アジアの風だより 第13話 |
ター・トーン チェンマイ
ター・トーンはタイ北部チェンマイのほぼ最北端に位置する小さな町です。町の中にはコック川が流れ、船着き場には観光用の船が何艘も係留されています。これに乗って3時間も行くと、たどり着くのはチェンラーイの町。ター・トーンを訪れる外国人旅行者の大半はこの船の旅、リバークルーズを楽しむためにやってきているほどで、車に乗っても行けますが、時間が許せばそうやって船で流れてみるのも楽しいものです。
そのほかでは町を見下ろす小山の上に立つワット・ター・トーンが有名です。登ってみれば一目瞭然のように、町の全貌が一望できるでしょう。静かに流れる川に沿って広がる緑豊かな街並みは、いつまで眺めていても飽きません。
しかしこのワット・ター・トーンは、これだけではありません。山の上に構える大仏はたしかに見ごたえありますが、実はこれはこのワットの氷山の一角。大仏の裏を回ればワットからワット、仏塔から仏塔と、行けども果てしない参道が延々と続いているのです。道は激しいアップダウンが続き、よほどの健脚でも最後まで行くのは困難でしょう。ですから、もし行くのであれば、山のふもとで乗り物をチャーターしておくことです。さもないと町に帰ることができなくなるかもしれません。

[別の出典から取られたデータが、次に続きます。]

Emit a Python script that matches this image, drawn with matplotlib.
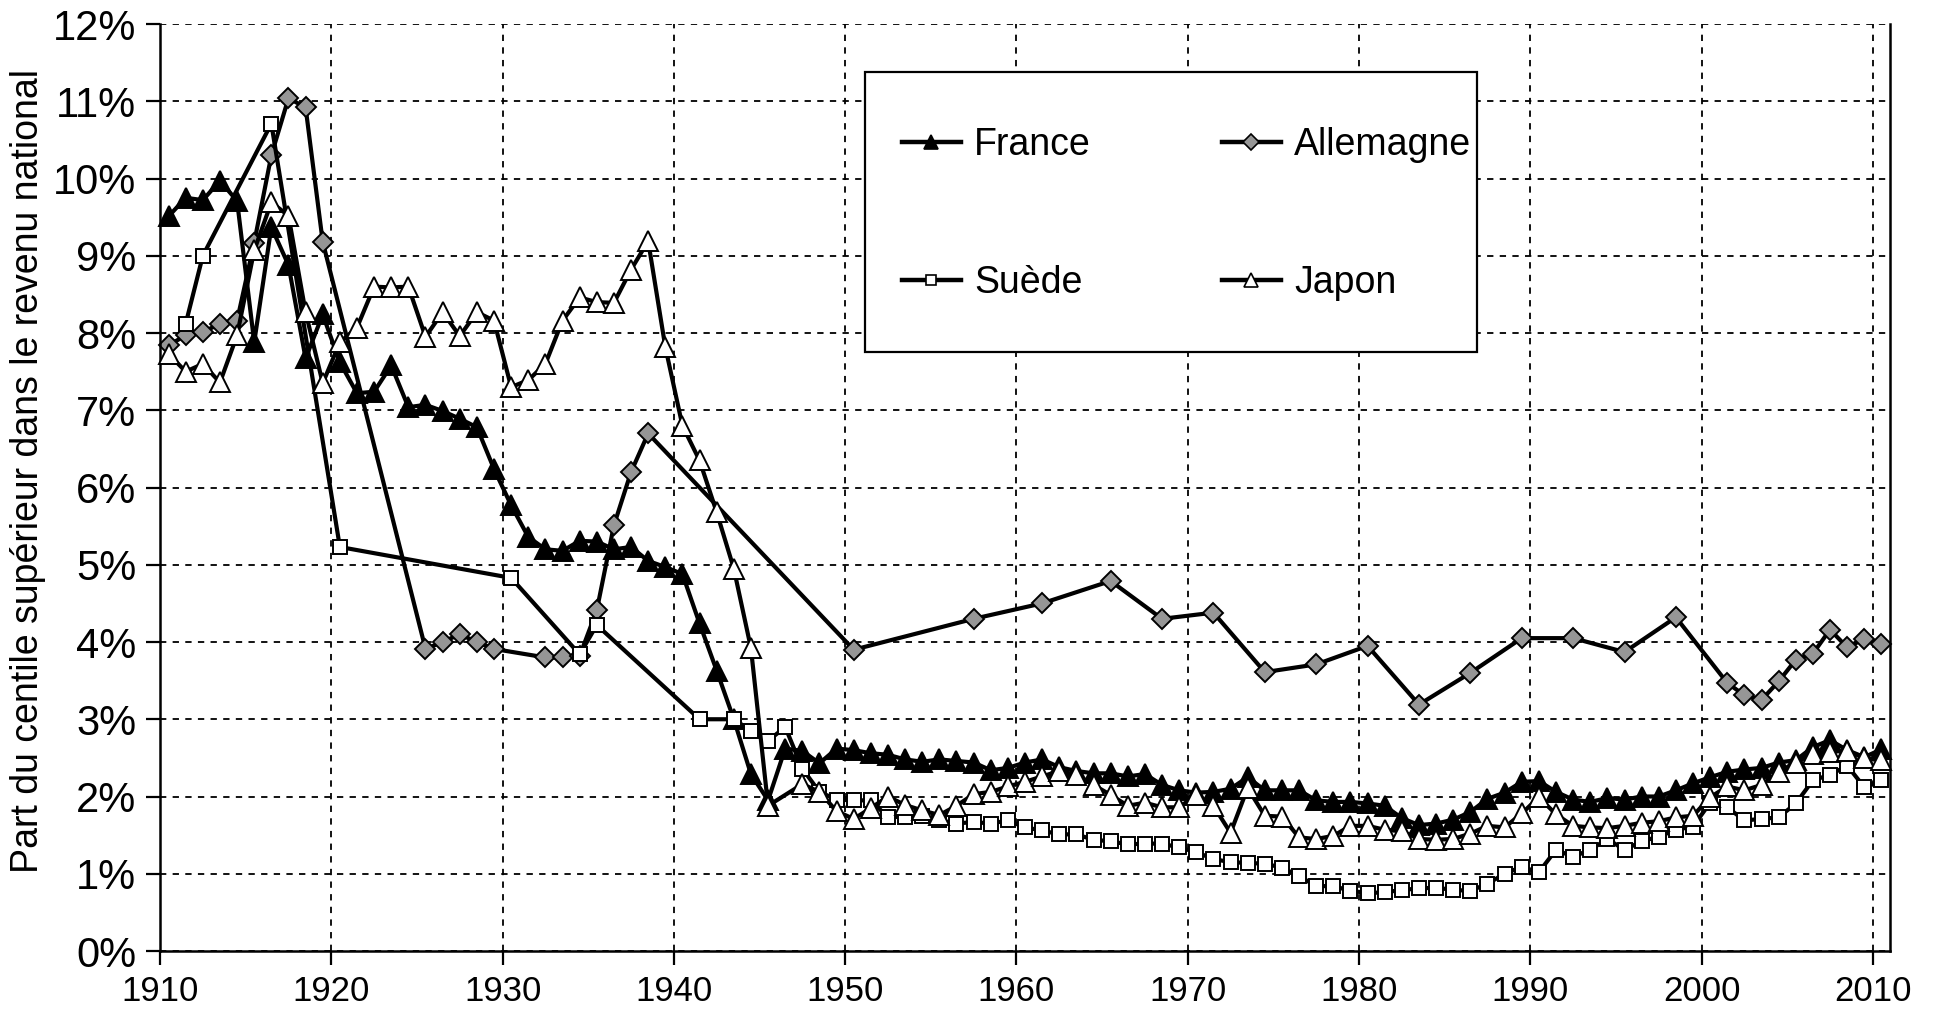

それほど苦労してたどり着いた先にはなにがあるのでしょうか。これが実は、なにもありません。大きな仏像がありますが、そこで道は行き止まり。なぜかって? というのもここから先はタイではなくミャンマー領になってしまうため、前に進むことができないのです。
展望台のようなものがありますので、そこから眺めてみましょうか。目に見える緑におおわれた山々はすでにミャンマーの領土です。そう言われてもピンときませんが、日頃国境を目にする機会のない我々には、なかなか新鮮な風景でもありますよ。